Excavate to a depth where the porosity of the soil will permit free draining. In many cases the wet soil condition is the result of an impervious clay layer that prevents drainage. In such cases the area will drain if you dig down through the clay soil to the more pervious subsoil. If this condition exists in the planting area all that’s required is to break through the impervious layer and the top soil will drain. In many cases this type of drainage problem will not show up when doing the percolation test because the bottom of the 30-inch hole is below the impervious layer.

Terrace the land if there is a difference in elevation. Another technique to promote good drainage is to build terraces using soil that is amended or well drained. This technique is very similar to constructing raised planting beds except it’s done on slopping land. As with the raised bed technique it has the advantage of improving the soil during construction. If the terraces are narrow, however, it has the disadvantage of having soil that is to well drained and warm during the summer months.

When using any of the drainage practices above it is critical to adjust the frequency and volume of irrigation water to accommodate the slower percolation rate through the root zone. In many cases these soil drainage techniques have mitigated the problem, but not eliminated it. When gardening in soils with poor drainage conditions frequent monitoring of the moisture level in the soil should be done. Roots standing in water for even a few days can be detrimental to a tree or shrub.

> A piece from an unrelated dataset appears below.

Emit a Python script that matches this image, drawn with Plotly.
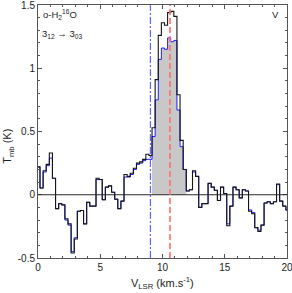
import plotly.graph_objects as go

# Channel centre velocities (km/s)
velocity = [0.035, 0.285, 0.535, 0.785, 1.035, 1.285, 1.535, 1.785, 2.035, 2.285,
            2.535, 2.785, 3.035, 3.285, 3.535, 3.785, 4.035, 4.285, 4.535, 4.785,
            5.035, 5.285, 5.535, 5.785, 6.035, 6.285, 6.535, 6.785, 7.035, 7.285,
            7.535, 7.785, 8.035, 8.285, 8.535, 8.785, 9.035, 9.285, 9.535, 9.785,
            10.035, 10.285, 10.535, 10.785, 11.035, 11.285, 11.535, 11.785, 12.035, 12.285,
            12.535, 12.785, 13.035, 13.285, 13.535, 13.785, 14.035, 14.285, 14.535, 14.785,
            15.035, 15.285, 15.535, 15.785, 16.035, 16.285, 16.535, 16.785, 17.035, 17.285,
            17.535, 17.785, 18.035, 18.285, 18.535, 18.785, 19.035, 19.285, 19.535, 19.785,
            20.035]
channel_width = 0.25

# Black spectrum (K)
tmb_black = [0.22, 0.053, 0.19, 0.24, 0.33, 0.13, -0.11, -0.07, -0.08, -0.19,
             -0.23, -0.46, -0.35, -0.13, -0.125, -0.23, -0.06, -0.09, -0.09, 0.13,
             0.12, -0.04, 0.06, 0.07, 0.02, -0.035, -0.11, -0.05, 0.16, 0.145,
             0.17, 0.21, 0.25, 0.26, 0.28, 0.32, 0.31, 0.53, 0.91, 1.26,
             1.36, 1.34, 1.44, 1.45, 1.41, 0.79, 0.43, 0.2, 0.03, 0.04,
             0.19, 0.145, -0.10, -0.07, -0.07, 0.09, 0.06, 0.035, -0.045, 0.06,
             0.01, -0.245, -0.09, 0.06, 0.04, -0.025, 0.04, 0.03, -0.13, -0.15,
             -0.26, -0.29, -0.24, -0.065, -0.055, -0.07, -0.055, 0.085, -0.05, -0.09,
             -0.12]

# Blue spectrum (K)
tmb_blue = [0.22, 0.053, 0.18, 0.23, 0.29, 0.13, -0.11, -0.07, -0.08, -0.2,
            -0.24, -0.45, -0.34, -0.13, -0.125, -0.23, -0.06, -0.09, -0.09, 0.12,
            0.12, -0.04, 0.06, 0.07, 0.02, -0.035, -0.11, -0.05, 0.14, 0.14,
            0.16, 0.2, 0.24, 0.25, 0.27, 0.28, 0.28, 0.46, 0.75, 1.07,
            1.16, 1.15, 1.24, 1.21, 1.22, 0.67, 0.38, 0.2, 0.03, 0.04,
            0.18, 0.145, -0.10, -0.07, -0.07, 0.09, 0.06, 0.035, -0.045, 0.06,
            0.01, -0.23, -0.09, 0.06, 0.04, -0.025, 0.04, 0.03, -0.12, -0.14,
            -0.26, -0.28, -0.24, -0.065, -0.055, -0.07, -0.055, 0.08, -0.05, -0.09,
            -0.12]

# Integration window and reference velocities
window_start = 9.16
window_end = 11.91
v_blue_line = 9.03
v_red_line = 10.6

x_tickvals = [0, 5, 10, 15, 20]
x_ticktext = ["0", "5", "10", "15", "20"]
y_tickvals = [-0.5, 0, 0.5, 1, 1.5]
y_ticktext = ["-0.5", "0", "0.5", "1", "1.5"]


def steps(vel, vals, width):
    xs = [v - width / 2 for v in vel] + [vel[-1] + width / 2]
    ys = list(vals) + [vals[-1]]
    return xs, ys


fig = go.Figure()

# gray filled window under blue spectrum
fx, fy = [], []
for v, t in zip(velocity, tmb_blue):
    if window_start - 1e-6 <= v - channel_width / 2 and v + channel_width / 2 <= window_end + 1e-6:
        fx += [v - channel_width / 2, v + channel_width / 2]
        fy += [t, t]
fx = [fx[0]] + fx + [fx[-1]]
fy = [0] + fy + [0]
fig.add_trace(go.Scatter(x=fx, y=fy, mode="lines", fill="toself",
                         fillcolor="rgb(200,200,200)", line=dict(width=0),
                         hoverinfo="skip", showlegend=False))

bx, by = steps(velocity, tmb_blue, channel_width)
fig.add_trace(go.Scatter(x=bx, y=by, mode="lines", line_shape="hv",
                         line=dict(color="rgb(30,30,255)", width=1), showlegend=False))
kx, ky = steps(velocity, tmb_black, channel_width)
fig.add_trace(go.Scatter(x=kx, y=ky, mode="lines", line_shape="hv",
                         line=dict(color="rgb(20,20,20)", width=1.1), showlegend=False))

fig.add_shape(type="line", x0=0, x1=20, y0=0, y1=0, xref="x", yref="y",
              line=dict(color="rgb(40,40,40)", width=1), layer="above")
fig.add_shape(type="line", x0=v_blue_line, x1=v_blue_line, y0=0, y1=1, xref="x", yref="paper",
              line=dict(color="rgb(100,100,255)", width=1.2, dash="7px,2px,2px,2px"), layer="above")
fig.add_shape(type="line", x0=v_red_line, x1=v_red_line, y0=0, y1=1, xref="x", yref="paper",
              line=dict(color="rgb(255,110,110)", width=1.6, dash="6px,3px"), layer="above")

font = dict(family="Liberation Sans, Arial, sans-serif", size=10, color="#222")

fig.add_annotation(x=0.012, y=0.962, xref="paper", yref="paper", xanchor="left", yanchor="middle",
                   text="o-H<sub>2</sub><sup>16</sup>O", showarrow=False, font=dict(font, size=9.5))
fig.add_annotation(x=0.008, y=0.885, xref="paper", yref="paper", xanchor="left", yanchor="middle",
                   text="3<sub>12</sub> \u2192 3<sub>03</sub>", showarrow=False, font=dict(font, size=9.5))
fig.add_annotation(x=0.955, y=0.962, xref="paper", yref="paper", xanchor="center", yanchor="middle",
                   text="V", showarrow=False, font=dict(font, size=9.5))
fig.add_annotation(x=-0.12, y=0.44, xref="paper", yref="paper", xanchor="center", yanchor="middle",
                   text="T<sub>mb</sub> (K)", textangle=-90, showarrow=False, font=dict(font, size=11))
fig.add_annotation(x=0.5, y=-0.1, xref="paper", yref="paper", xanchor="center", yanchor="middle",
                   text="V<sub>LSR</sub> (km.s<sup>-1</sup>)", showarrow=False, font=dict(font, size=11))

axis_common = dict(showgrid=False, zeroline=False, showline=True, linecolor="#555", linewidth=1,
                   mirror="allticks", ticks="inside", ticklen=4, tickcolor="#555", tickwidth=1,
                   tickfont=font, automargin=False, ticklabeloverflow="allow")
fig.update_xaxes(range=[0, 20], tickvals=x_tickvals, ticktext=x_ticktext,
                 minor=dict(dtick=1, ticks="inside", ticklen=2, tickcolor="#555"), **axis_common)
fig.update_yaxes(range=[-0.5, 1.5], tickvals=y_tickvals, ticktext=y_ticktext,
                 minor=dict(dtick=0.1, ticks="inside", ticklen=2, tickcolor="#555"), **axis_common)

fig.update_layout(width=292, height=293, margin=dict(l=38, r=5, t=5, b=35),
                  plot_bgcolor="white", paper_bgcolor="white", font=font, showlegend=False)

fig.write_html("out.html", config={"displayModeBar": False},
               post_script="document.body.style.margin='0';document.body.style.padding='0';document.body.style.overflow='hidden';")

If improving the soil drainage to facilitate planting trees and shrubs sounds daunting, the best solution is to use plants that do well in heavy wet soils. There are many native trees, shrubs and perennials that like wet conditions. They probably are not the plants being sold at the local nursery or garden center but they can be collected and dug from poorly drained areas on farms or vacant land in your area. One word of caution, however, collecting native plants is illegal in some areas and it’s important to get permission from the land owner before digging the plants.